The plot line flaunts with our intelligence here: We are introduced at the beginning of the film to Ramsey Noah as a bespectacled loony with the features of a maniac in the making and at the camp, by the bonfire, sitting on a mound,  looking straight across sadistically at his friend’s intended wife, you sense something menacing about this character. As a viewer and so engulfed in the story line,  I expected the plot to have solely developed his character on that line, to the point when he shall have wrapped up  a bloodied human head in white satin, and leave it at the door of his friend’s honeymoon pad, and after that, go on the rampage, kills everybody standing between him and his friend’s wife, Mona. He then would  take hemlock or a dagger into his chest just where the heart is,  and life would go out of him  at the foot of his friend’s marital bed while the love for which he goes through all this lie safely asleep. That would have been tragic for viewers  to experience. A Roman tragedy.

Two, there should have been an obligatory scene with a controlling conscience, where Ramsey would have defied the demon and fight him like David fights Goliath. As external conflict in drama, and as experienced from reading Homer’s Iliad, we learned that humans can fight non humans and win. Ramsey as the only surviving character would have taken the challenge. He should have rallied other gods on his side and the story would have been war between the gods as we experienced during the Trojan War.

Or better yet, read what the producer left for us as synopsis of the story at the back of the scabbard: Three friends were posted to a remote village for their youth service, but curiosity leads Shola to take with him the deity of the land with the idea that it was only a sculptor. Will he heed the advice of Femi and return the long worshiped deity of the land of Aroremide or keep it and face the consequences of the angered goddess of Araromire?

To let the demon play a character by itself, and we are told from the onset what this demon is capable of and we see it happening by changing the lives of Femi and Sola and their families.  We see  how  Femi’s father is miraculously  cured, how mysteriously Femi’s asthma goes away and all this in seven years. His friend Sola goes through same:  beautiful wife, good life, two kids and a house on the beach, all in seven years. Just as  the prophecy could have it, their good fortune hold until the seven years is over and we look forward to seeing if the prophecy of the demon could come to pass.
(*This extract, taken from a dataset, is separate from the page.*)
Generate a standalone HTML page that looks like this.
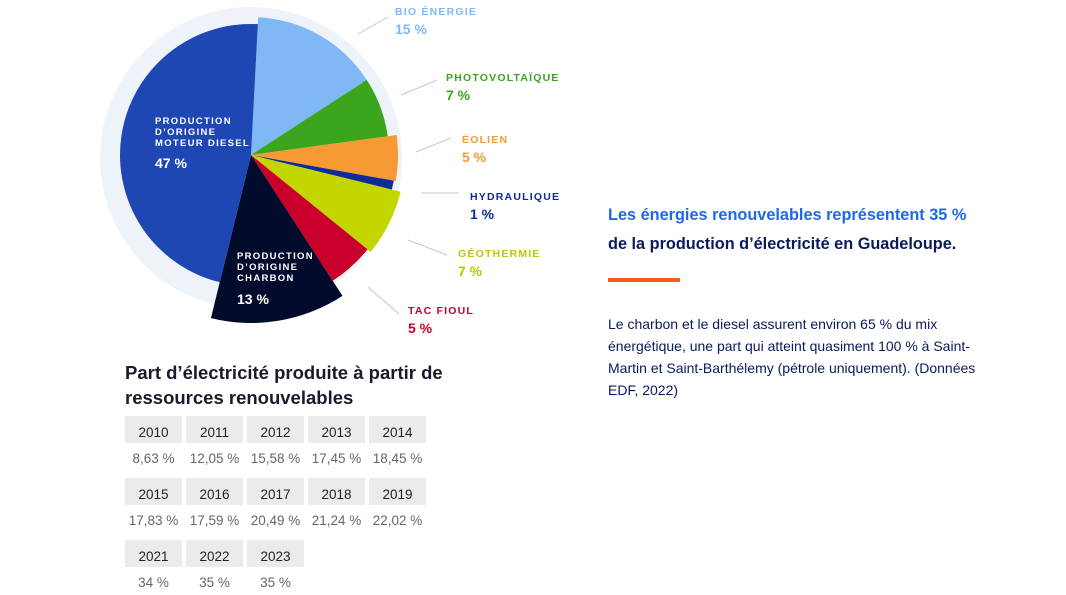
<!DOCTYPE html>
<html><head><meta charset="utf-8">
<style>
body{margin:0;width:1066px;height:595px;background:#fff;font-family:"Liberation Sans",sans-serif;position:relative;overflow:hidden}
.abs{position:absolute}
.lab{position:absolute;font-weight:bold;font-size:10.5px;letter-spacing:1.2px;line-height:17px}
.lab b{display:block;font-size:14px;letter-spacing:0}
.cell{position:absolute;width:57px;height:27px;background:#ebebeb;color:#222;font-size:13.5px;text-align:center;line-height:33px}
.val{position:absolute;width:61px;text-align:center;color:#666;font-size:13.5px}
</style></head><body>
<svg class="abs" style="left:0;top:0" width="600" height="340">
<circle cx="251" cy="158" r="151" fill="#eef3f9"/>
<g id="slices"></g>
<g stroke="#c8c8c8" stroke-width="1">
<line x1="358" y1="34" x2="388" y2="17"/>
<line x1="401" y1="95" x2="437" y2="80"/>
<line x1="416" y1="152" x2="451" y2="138"/>
<line x1="421" y1="193" x2="459" y2="193"/>
<line x1="408" y1="240" x2="447" y2="255"/>
<line x1="368" y1="287" x2="399" y2="314"/>
</g>
<g fill="#fff" font-weight="bold" font-family="Liberation Sans,sans-serif">
<text x="155" y="124" font-size="9.5" letter-spacing="1.3">PRODUCTION</text>
<text x="155" y="135" font-size="9.5" letter-spacing="1.3">D’ORIGINE</text>
<text x="155" y="146" font-size="9.5" letter-spacing="1.3">MOTEUR DIESEL</text>
<text x="155" y="168" font-size="14">47 %</text>
<text x="237" y="259" font-size="9.5" letter-spacing="1.3">PRODUCTION</text>
<text x="237" y="270" font-size="9.5" letter-spacing="1.3">D’ORIGINE</text>
<text x="237" y="281" font-size="9.5" letter-spacing="1.3">CHARBON</text>
<text x="237" y="304" font-size="14">13 %</text>
</g>
</svg>
<div class="lab" style="left:395px;top:4px;color:#7fb8f5">BIO ÉNERGIE<b>15 %</b></div>
<div class="lab" style="left:446px;top:70px;color:#3aa51d">PHOTOVOLTAÏQUE<b>7 %</b></div>
<div class="lab" style="left:462px;top:132px;color:#f79a34">ÉOLIEN<b>5 %</b></div>
<div class="lab" style="left:470px;top:189px;color:#0d2c9a">HYDRAULIQUE<b>1 %</b></div>
<div class="lab" style="left:458px;top:246px;color:#b8c800">GÉOTHERMIE<b>7 %</b></div>
<div class="lab" style="left:408px;top:303px;color:#c8002a">TAC FIOUL<b>5 %</b></div>

<div class="abs" style="left:608px;top:201px;font-size:16.3px;font-weight:bold;line-height:29px;color:#0a1a5c"><span style="color:#1d6ae5">Les énergies renouvelables représentent 35 %</span><br>de la production d’électricité en Guadeloupe.</div>
<div class="abs" style="left:608px;top:278px;width:72px;height:4px;background:#f25c1e"></div>
<div class="abs" style="left:608px;top:313px;width:400px;font-size:14px;line-height:22px;color:#0a1a5c">Le charbon et le diesel assurent environ 65 % du mix<br>énergétique, une part qui atteint quasiment 100 % à Saint-<br>Martin et Saint-Barthélemy (pétrole uniquement). (Données<br>EDF, 2022)</div>

<div class="abs" style="left:125px;top:360px;font-size:18.5px;font-weight:bold;line-height:25px;color:#1a1a2a">Part d’électricité produite à partir de<br>ressources renouvelables</div>
<div id="table"></div>

<script>
const categories=["Bio énergie","Photovoltaïque","Éolien","Hydraulique","Géothermie","TAC fioul","Charbon","Diesel"];
const shares=[15,7,5,1,7,5,13,47];
const colors=["#7fb8f5","#3aa51d","#f79a34","#0d2c9a","#c4d600","#c8002a","#030b2c","#1f47b3"];
const radii=[138,138,147,145,154,150,168,131];
const years=["2010","2011","2012","2013","2014","2015","2016","2017","2018","2019","2021","2022","2023"];
const values=["8,63 %","12,05 %","15,58 %","17,45 %","18,45 %","17,83 %","17,59 %","20,49 %","21,24 %","22,02 %","34 %","35 %","35 %"];
const cx=251,cy=155,start=3;
const total=shares.reduce((a,b)=>a+b,0);
const g=document.getElementById('slices');
let a0=start;
function pt(a,r){const t=(a-90)*Math.PI/180;return [cx+r*Math.cos(t),cy+r*Math.sin(t)];}
shares.forEach((s,i)=>{
  const a1=a0+s/total*360;const r=radii[i];
  const p0=pt(a0,r),p1=pt(a1,r);
  const p=document.createElementNS('http://www.w3.org/2000/svg','path');
  p.setAttribute('d',`M${cx},${cy}L${p0[0]},${p0[1]}A${r},${r} 0 ${a1-a0>180?1:0} 1 ${p1[0]},${p1[1]}Z`);
  p.setAttribute('fill',colors[i]);
  
  
  g.appendChild(p);a0=a1;
});
const tb=document.getElementById('table');
years.forEach((y,i)=>{
  const col=i%5,row=Math.floor(i/5);
  const x=125+col*61,top=416+row*62;
  const c=document.createElement('div');c.className='cell';c.style.left=x+'px';c.style.top=top+'px';c.textContent=y;
  
  
  tb.appendChild(c);
  const v=document.createElement('div');v.className='val';v.style.left=(x-2)+'px';v.style.top=(top+35)+'px';v.textContent=values[i];
  
  
  tb.appendChild(v);
});
</script>
</body></html>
That’s what an excellent script would have done for us so we can believe.

A good story is believable. To achieve that, there should be a logical cause and effect sequence and in the end, present a probable cause and probable resolution.

For Ramsey to lamely confess on camera and to the audience with a bloody hands, that he has been the sadist behind the demonic happenings in the film is so contrived and convoluted. I can accept the fact that he killed his friend because he wants his wife, or backhanded a girlfriend to death  with a fake demon , but these too would have been done, I believe, under the spell of the demon. To me the demon is the star player in this film and would have won at least a libation (accolade) at the shrine of the goddess Araromire.

This beautiful drama shoots itself in the foot, my friend.